## Begin Provided material

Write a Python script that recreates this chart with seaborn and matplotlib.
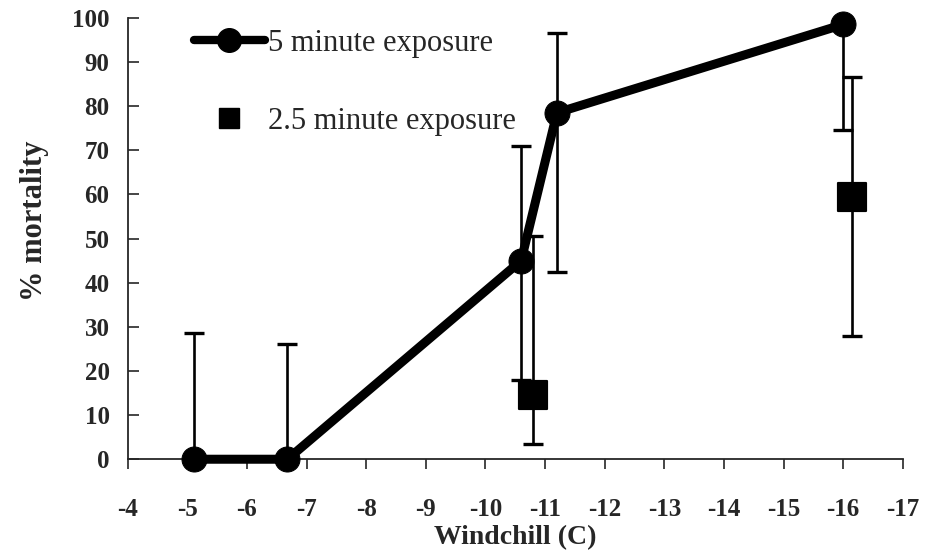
import matplotlib
matplotlib.use("Agg")
import matplotlib.pyplot as plt
import seaborn as sns
import numpy as np
import pandas as pd
from matplotlib.lines import Line2D

# 5 minute exposure
x_5min = [-5.12, -6.68, -10.6, -11.2, -16.0]
y_5min = [0, 0, 45, 78.5, 98.5]
lo_5min = [0, 0, 18, 42.5, 74.5]    # lower end of error bar
hi_5min = [28.5, 26, 71, 96.5, 98.5]  # upper end of error bar

# 2.5 minute exposure
x_25min = [-10.8, -16.15]
y_25min = [14.5, 59.5]
lo_25min = [3.5, 28]
hi_25min = [50.5, 86.5]

x_ticks = list(range(-4, -18, -1))
y_ticks = list(range(0, 101, 10))

sns.set_style("ticks")
plt.rcParams['font.family'] = ['Liberation Serif', 'DejaVu Serif']

fig, ax = plt.subplots(figsize=(9.25, 5.58), dpi=100)
fig.subplots_adjust(left=0.138, right=0.976, bottom=0.177, top=0.968)

df5 = pd.DataFrame({'x': x_5min, 'y': y_5min})
df25 = pd.DataFrame({'x': x_25min, 'y': y_25min})

# error bars first, markers on top
for xs, ys, lo, hi in [(x_5min, y_5min, lo_5min, hi_5min),
                       (x_25min, y_25min, lo_25min, hi_25min)]:
    ys = np.array(ys)
    ax.errorbar(xs, ys, yerr=[ys - np.array(lo), np.array(hi) - ys],
                fmt='none', ecolor='black', elinewidth=1.9, capsize=7,
                capthick=2.4, zorder=2, clip_on=False)

sns.lineplot(data=df5, x='x', y='y', color='black', linewidth=6.5, marker='o',
             markersize=18, markeredgecolor='black', sort=False, ax=ax,
             zorder=3, clip_on=False)
sns.scatterplot(data=df25, x='x', y='y', color='black', marker='s', s=380,
                edgecolor='black', ax=ax, zorder=3, clip_on=False)

ax.set_xlim(-4, -17)
ax.set_ylim(0, 100)
ax.set_xticks(x_ticks)
ax.set_yticks(y_ticks)
ax.set_xticklabels([str(t) for t in x_ticks], fontsize=18, fontweight='bold')
ax.set_yticklabels([str(t) for t in y_ticks], fontsize=18, fontweight='bold')
ax.tick_params(axis='y', direction='in', length=8, width=1.2, pad=13)
ax.tick_params(axis='x', direction='out', length=7, width=1.2, pad=21)
ax.set_xlabel('Windchill (C)', fontsize=20, fontweight='bold', labelpad=3)
ax.set_ylabel('% mortality', fontsize=22, fontweight='bold')
ax.yaxis.set_label_coords(-0.101, 0.54)
sns.despine(ax=ax)
for s in ['left', 'bottom']:
    ax.spines[s].set_linewidth(1.3)

handles = [
    Line2D([], [], color='black', linewidth=6, marker='o', markersize=17),
    Line2D([], [], color='black', linestyle='none', marker='s', markersize=14),
]
ax.legend(handles, ['5 minute exposure', '2.5 minute exposure'],
          loc='upper left', bbox_to_anchor=(0.086, 0.975), frameon=False,
          borderpad=0, borderaxespad=0,
          fontsize=22, handlelength=2.3, handletextpad=0.1, labelspacing=1.6)

fig.savefig('out.png', dpi=100)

## End Provided material

* [Exercise objective] Give again exactly the lines running from the beginning of the material above through the line that contains "right=0.976, bottom=0.177, top=0.968)", and leave out every picture.

* [Full solution]
Write a Python script that recreates this chart with seaborn and matplotlib.
import matplotlib
matplotlib.use("Agg")
import matplotlib.pyplot as plt
import seaborn as sns
import numpy as np
import pandas as pd
from matplotlib.lines import Line2D

# 5 minute exposure
x_5min = [-5.12, -6.68, -10.6, -11.2, -16.0]
y_5min = [0, 0, 45, 78.5, 98.5]
lo_5min = [0, 0, 18, 42.5, 74.5]    # lower end of error bar
hi_5min = [28.5, 26, 71, 96.5, 98.5]  # upper end of error bar

# 2.5 minute exposure
x_25min = [-10.8, -16.15]
y_25min = [14.5, 59.5]
lo_25min = [3.5, 28]
hi_25min = [50.5, 86.5]

x_ticks = list(range(-4, -18, -1))
y_ticks = list(range(0, 101, 10))

sns.set_style("ticks")
plt.rcParams['font.family'] = ['Liberation Serif', 'DejaVu Serif']

fig, ax = plt.subplots(figsize=(9.25, 5.58), dpi=100)
fig.subplots_adjust(left=0.138, right=0.976, bottom=0.177, top=0.968)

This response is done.